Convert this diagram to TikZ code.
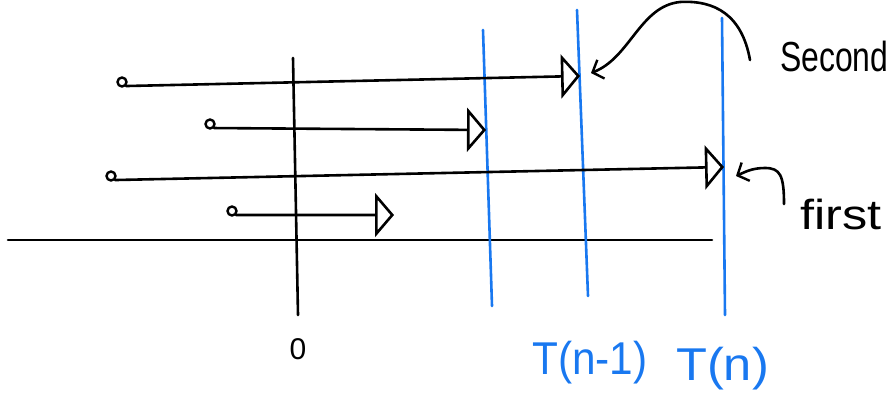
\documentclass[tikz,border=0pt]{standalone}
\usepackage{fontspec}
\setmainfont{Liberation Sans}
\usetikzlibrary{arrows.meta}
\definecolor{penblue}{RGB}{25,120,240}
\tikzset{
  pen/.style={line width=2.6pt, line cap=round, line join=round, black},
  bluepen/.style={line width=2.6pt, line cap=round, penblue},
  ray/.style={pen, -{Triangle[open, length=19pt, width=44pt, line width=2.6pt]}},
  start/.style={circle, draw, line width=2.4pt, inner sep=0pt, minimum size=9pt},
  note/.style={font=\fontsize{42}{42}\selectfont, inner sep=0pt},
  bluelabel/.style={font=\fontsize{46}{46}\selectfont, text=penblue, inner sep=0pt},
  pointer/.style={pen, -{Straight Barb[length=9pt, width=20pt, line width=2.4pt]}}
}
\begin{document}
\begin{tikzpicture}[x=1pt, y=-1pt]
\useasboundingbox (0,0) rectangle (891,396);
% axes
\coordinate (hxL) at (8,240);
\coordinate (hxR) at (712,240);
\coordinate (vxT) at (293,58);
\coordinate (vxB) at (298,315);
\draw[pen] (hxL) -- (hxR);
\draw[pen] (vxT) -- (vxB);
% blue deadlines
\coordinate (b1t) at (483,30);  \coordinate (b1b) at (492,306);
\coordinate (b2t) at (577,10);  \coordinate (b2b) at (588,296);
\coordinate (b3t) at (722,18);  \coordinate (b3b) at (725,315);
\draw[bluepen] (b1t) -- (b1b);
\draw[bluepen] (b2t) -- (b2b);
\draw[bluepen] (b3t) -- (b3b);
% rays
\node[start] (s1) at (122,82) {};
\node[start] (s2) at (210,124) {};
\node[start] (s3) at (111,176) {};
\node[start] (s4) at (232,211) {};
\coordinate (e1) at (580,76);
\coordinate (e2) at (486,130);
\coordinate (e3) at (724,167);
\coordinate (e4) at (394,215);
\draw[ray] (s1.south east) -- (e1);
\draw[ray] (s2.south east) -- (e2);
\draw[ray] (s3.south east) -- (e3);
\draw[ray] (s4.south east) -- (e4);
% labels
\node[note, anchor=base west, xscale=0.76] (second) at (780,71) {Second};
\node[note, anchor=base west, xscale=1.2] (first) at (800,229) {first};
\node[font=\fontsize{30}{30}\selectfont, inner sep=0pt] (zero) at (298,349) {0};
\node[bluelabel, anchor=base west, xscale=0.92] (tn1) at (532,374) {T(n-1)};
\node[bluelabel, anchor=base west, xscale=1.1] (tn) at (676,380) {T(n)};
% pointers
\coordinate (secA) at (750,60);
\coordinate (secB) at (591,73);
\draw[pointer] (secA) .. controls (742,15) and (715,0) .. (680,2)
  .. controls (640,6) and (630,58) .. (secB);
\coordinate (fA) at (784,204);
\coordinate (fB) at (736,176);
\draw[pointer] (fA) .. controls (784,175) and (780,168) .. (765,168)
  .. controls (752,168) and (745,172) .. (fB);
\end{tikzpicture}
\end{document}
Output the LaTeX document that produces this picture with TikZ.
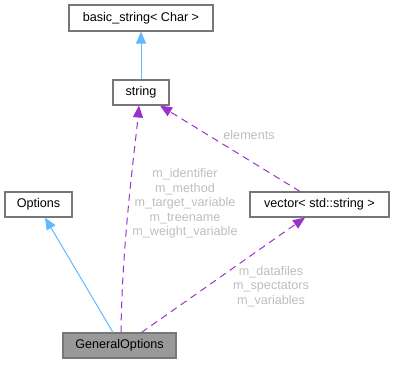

*TASK*.
Return all of the entries exactly as written, but drop any pictures they hold.

*WRITTEN RESPONSE*.
Convert this diagram to TikZ code.
\documentclass[tikz,border=0pt]{standalone}
\usepackage{fontspec}
\setmainfont{Liberation Sans}
\usetikzlibrary{arrows.meta}
\definecolor{penblue}{RGB}{25,120,240}
\tikzset{
  pen/.style={line width=2.6pt, line cap=round, line join=round, black},
  bluepen/.style={line width=2.6pt, line cap=round, penblue},
  ray/.style={pen, -{Triangle[open, length=19pt, width=44pt, line width=2.6pt]}},
  start/.style={circle, draw, line width=2.4pt, inner sep=0pt, minimum size=9pt},
  note/.style={font=\fontsize{42}{42}\selectfont, inner sep=0pt},
  bluelabel/.style={font=\fontsize{46}{46}\selectfont, text=penblue, inner sep=0pt},
  pointer/.style={pen, -{Straight Barb[length=9pt, width=20pt, line width=2.4pt]}}
}
\begin{document}
\begin{tikzpicture}[x=1pt, y=-1pt]
\useasboundingbox (0,0) rectangle (891,396);
% axes
\coordinate (hxL) at (8,240);
\coordinate (hxR) at (712,240);
\coordinate (vxT) at (293,58);
\coordinate (vxB) at (298,315);
\draw[pen] (hxL) -- (hxR);
\draw[pen] (vxT) -- (vxB);
% blue deadlines
\coordinate (b1t) at (483,30);  \coordinate (b1b) at (492,306);
\coordinate (b2t) at (577,10);  \coordinate (b2b) at (588,296);
\coordinate (b3t) at (722,18);  \coordinate (b3b) at (725,315);
\draw[bluepen] (b1t) -- (b1b);
\draw[bluepen] (b2t) -- (b2b);
\draw[bluepen] (b3t) -- (b3b);
% rays
\node[start] (s1) at (122,82) {};
\node[start] (s2) at (210,124) {};
\node[start] (s3) at (111,176) {};
\node[start] (s4) at (232,211) {};
\coordinate (e1) at (580,76);
\coordinate (e2) at (486,130);
\coordinate (e3) at (724,167);
\coordinate (e4) at (394,215);
\draw[ray] (s1.south east) -- (e1);
\draw[ray] (s2.south east) -- (e2);
\draw[ray] (s3.south east) -- (e3);
\draw[ray] (s4.south east) -- (e4);
% labels
\node[note, anchor=base west, xscale=0.76] (second) at (780,71) {Second};
\node[note, anchor=base west, xscale=1.2] (first) at (800,229) {first};
\node[font=\fontsize{30}{30}\selectfont, inner sep=0pt] (zero) at (298,349) {0};
\node[bluelabel, anchor=base west, xscale=0.92] (tn1) at (532,374) {T(n-1)};
\node[bluelabel, anchor=base west, xscale=1.1] (tn) at (676,380) {T(n)};
% pointers
\coordinate (secA) at (750,60);
\coordinate (secB) at (591,73);
\draw[pointer] (secA) .. controls (742,15) and (715,0) .. (680,2)
  .. controls (640,6) and (630,58) .. (secB);
\coordinate (fA) at (784,204);
\coordinate (fB) at (736,176);
\draw[pointer] (fA) .. controls (784,175) and (780,168) .. (765,168)
  .. controls (752,168) and (745,172) .. (fB);
\end{tikzpicture}
\end{document}
Output the LaTeX document that produces this picture with TikZ.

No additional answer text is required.